I'm not sure the disk drives write cache is going to fix the issue for you as it sounds like you are using a loop device. So there is still the page cache/file in between your Btrfs filesystem and the actual disk. The same type of issue exists for journaling filesystems detailed here for loop-AES. So when data is synced to your loop device, it may not be on real disk yet just in a cache waiting to be re ordered and written out.
ext4 doesn't support the sync mount option ext2/3 did to disable caching. due to the layers in between I'm not sure even that would get you an effective recovery. I don't know enough about the internals unfortunately, at least more data would make it to disc.
In the same way you might be able to limit the issue by tuning the page cache so the system writes out to disk more often. The linux page cache reports it's values in /proc/meminfo under
"Dirty" - for pages that are currently dirty
"Writeback" - for dirty pages that are being written out to disk.
There are files in /proc/sys/vm/ that report status and control the flush threads that write data back to disk.
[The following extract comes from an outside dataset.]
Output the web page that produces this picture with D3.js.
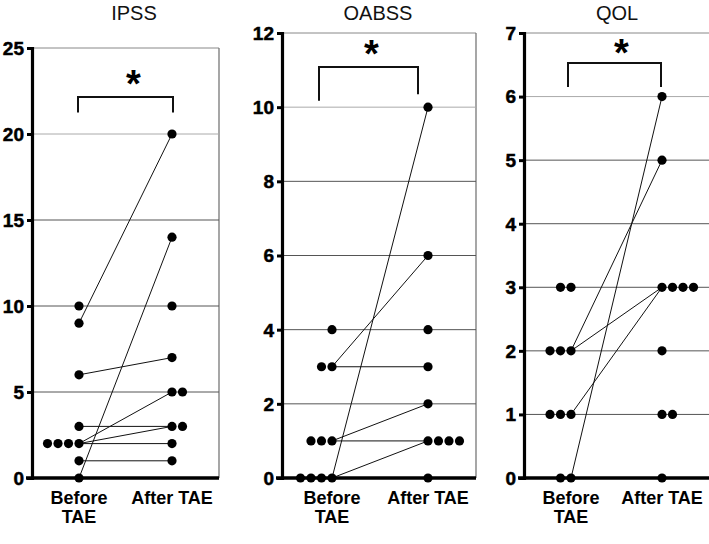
<!DOCTYPE html>
<html><head><meta charset="utf-8">
<script src="https://cdn.jsdelivr.net/npm/d3@7"></script>
<style>
body{margin:0;background:#fff;}
svg{display:block;font-family:"Liberation Sans",Arial,sans-serif;}
</style></head>
<body>
<svg id="c" width="709" height="544"></svg>
<script>
// ---- data ----
const titles = ["IPSS", "OABSS", "QOL"];
const groups = ["Before", "After"];
const groupLabels = [["Before", "TAE"], ["After TAE"]];

const ipssTicks = [0, 5, 10, 15, 20, 25];
const ipssBefore = [10, 9, 6, 3, 2, 2, 2, 2, 1, 0];
const ipssAfter = [20, 14, 10, 7, 5, 5, 3, 3, 2, 1];
const ipssPairs = [[9, 20], [0, 14], [6, 7], [2, 5], [2, 3], [3, 3], [2, 2], [1, 1]];

const oabssTicks = [0, 2, 4, 6, 8, 10, 12];
const oabssBefore = [4, 3, 3, 1, 1, 1, 0, 0, 0, 0];
const oabssAfter = [10, 6, 4, 3, 2, 1, 1, 1, 1, 0];
const oabssPairs = [[0, 10], [3, 6], [3, 3], [1, 2], [1, 1], [0, 1]];

const qolTicks = [0, 1, 2, 3, 4, 5, 6, 7];
const qolBefore = [3, 3, 2, 2, 2, 1, 1, 1, 0, 0];
const qolAfter = [6, 5, 3, 3, 3, 3, 2, 1, 1, 0];
const qolPairs = [[0, 6], [2, 5], [2, 3], [1, 3]];

// significance bracket: [top, leftBottom, rightBottom, asterisk centre] in data units
const ipssBracket = [22.15, 21.25, 21.25, 23.45];
const oabssBracket = [11.08, 10.17, 10.35, 11.68];
const qolBracket = [6.53, 6.15, 6.15, 6.82];

// ---- layout ----
const layout = [
  {x0: 32, x1: 219, top: 48, bottom: 478, cx: [79, 172], titleX: 134, bx: [-1, 1], ax: 8},
  {x0: 282, x1: 476, top: 33, bottom: 478, cx: [332, 428], titleX: 378, bx: [-13, -10], ax: 3},
  {x0: 524, x1: 715, top: 33, bottom: 478, cx: [571, 662], titleX: 617, bx: [-3, -1], ax: 7}
];
const panels = [
  {ticks: ipssTicks, before: ipssBefore, after: ipssAfter, pairs: ipssPairs, bracket: ipssBracket},
  {ticks: oabssTicks, before: oabssBefore, after: oabssAfter, pairs: oabssPairs, bracket: oabssBracket},
  {ticks: qolTicks, before: qolBefore, after: qolAfter, pairs: qolPairs, bracket: qolBracket}
];

const svg = d3.select("#c");
svg.append("rect").attr("width", 709).attr("height", 544).attr("fill", "#fff");
const R = 4.6, GAP = 10.5;

panels.forEach((p, i) => {
  const L = layout[i];
  const g = svg.append("g");
  const maxV = d3.max(p.ticks);
  const y = d3.scaleLinear().domain([0, maxV]).range([L.bottom, L.top]);
  const x = d3.scaleOrdinal().domain(groups).range(L.cx);

  // title
  g.append("text").attr("x", L.titleX).attr("y", 20).attr("text-anchor", "middle")
    .style("font-size", "20px").attr("fill", "#111").text(titles[i]);

  // plot frame (top + right)
  g.append("line").attr("x1", L.x0).attr("x2", L.x1).attr("y1", y(maxV)).attr("y2", y(maxV))
    .attr("stroke", "#888").attr("stroke-width", 1);
  g.append("line").attr("x1", L.x1).attr("x2", L.x1).attr("y1", y(maxV)).attr("y2", y(0))
    .attr("stroke", "#777").attr("stroke-width", 1.3);

  // gridlines
  const inner = p.ticks.filter(t => t > 0 && t < maxV);
  const topGrid = d3.max(inner);
  g.selectAll(".grid").data(inner).join("line")
    .attr("x1", L.x0).attr("x2", L.x1).attr("y1", d => y(d)).attr("y2", d => y(d))
    .attr("stroke", d => d === topGrid ? "#aaa" : "#555").attr("stroke-width", 1);

  // connecting lines
  g.selectAll(".pair").data(p.pairs).join("line")
    .attr("x1", x("Before")).attr("y1", d => y(d[0]))
    .attr("x2", x("After")).attr("y2", d => y(d[1]))
    .attr("stroke", "#111").attr("stroke-width", 1);

  // bracket
  const b = p.bracket;
  const bl = x("Before") + L.bx[0], br = x("After") + L.bx[1];
  g.append("path")
    .attr("d", `M${bl},${y(b[1])}V${y(b[0])}H${br}V${y(b[2])}`)
    .attr("fill", "none").attr("stroke", "#111").attr("stroke-width", 2);
  g.append("text").attr("x", (bl + br) / 2 + L.ax).attr("y", y(b[3]) + 22)
    .attr("text-anchor", "middle").style("font-size", "38px").style("font-weight", "bold").text("*");

  // dots (stack duplicates: before to the left, after to the right)
  function stack(vals, grp, dir) {
    const cnt = {};
    return vals.map(v => {
      const k = cnt[v] || 0; cnt[v] = k + 1;
      return {v, cx: x(grp) + dir * k * GAP};
    });
  }
  const dots = stack(p.before, "Before", -1).concat(stack(p.after, "After", 1));

  // axis (lines from d3 axis, labels drawn from the same scale)
  const yAxis = d3.axisLeft(y).tickValues(p.ticks).tickSize(5).tickFormat("");
  const ag = g.append("g").attr("transform", `translate(${L.x0},0)`).call(yAxis);
  ag.select(".domain").attr("stroke", "#000").attr("stroke-width", 3.2);
  ag.selectAll(".tick line").attr("stroke", "#000").attr("stroke-width", 3);
  g.selectAll(".ylab").data(p.ticks).join("text")
    .attr("x", L.x0 - 8).attr("y", d => y(d)).attr("dy", "0.36em")
    .attr("text-anchor", "end")
    .style("font-family", "Arial, 'Liberation Sans', sans-serif")
    .style("font-weight", "700").style("font-size", "19px").style("fill", "#000")
    .style("stroke", "#000").style("stroke-width", "0.5px")
    .text(d => d);

  g.append("line").attr("x1", L.x0 - 6).attr("x2", L.x1).attr("y1", y(0)).attr("y2", y(0))
    .attr("stroke", "#000").attr("stroke-width", 3.5);

  g.selectAll(".dot").data(dots).join("circle")
    .attr("cx", d => d.cx).attr("cy", d => y(d.v)).attr("r", R).attr("fill", "#000");

  // x labels
  groups.forEach((grp, j) => {
    groupLabels[j].forEach((t, k) => {
      g.append("text").attr("x", x(grp)).attr("y", y(0) + 26 + k * 19)
        .attr("text-anchor", "middle").style("font-size", "18px").style("font-weight", "bold").text(t);
    });
  });
});
</script>
</body></html>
You could put a small value (greater than 8096 or 2 pages) in /proc/sys/vm/dirty_background_bytes to make the background pdflush process run more actively or /proc/sys/vm/dirty_bytes to make a process trigger flush more actively (For a performance penalty, or at least more disk writes overall).
I think it's unlikely the hardware write cache is where your main issue lies. If you were only going direct to the device via dm-crypt then I'd look there first. In any case IDE and SATA write caches can be disabled with hdparm -W0 /dev/xdx.
Also as your using a, technically, experimental file system in a more edge case way than most you might have better luck with a more mature fs where people have stumbled into the issues already. If you need Btrfs, the best bet would be to do the encryption to a physical partition.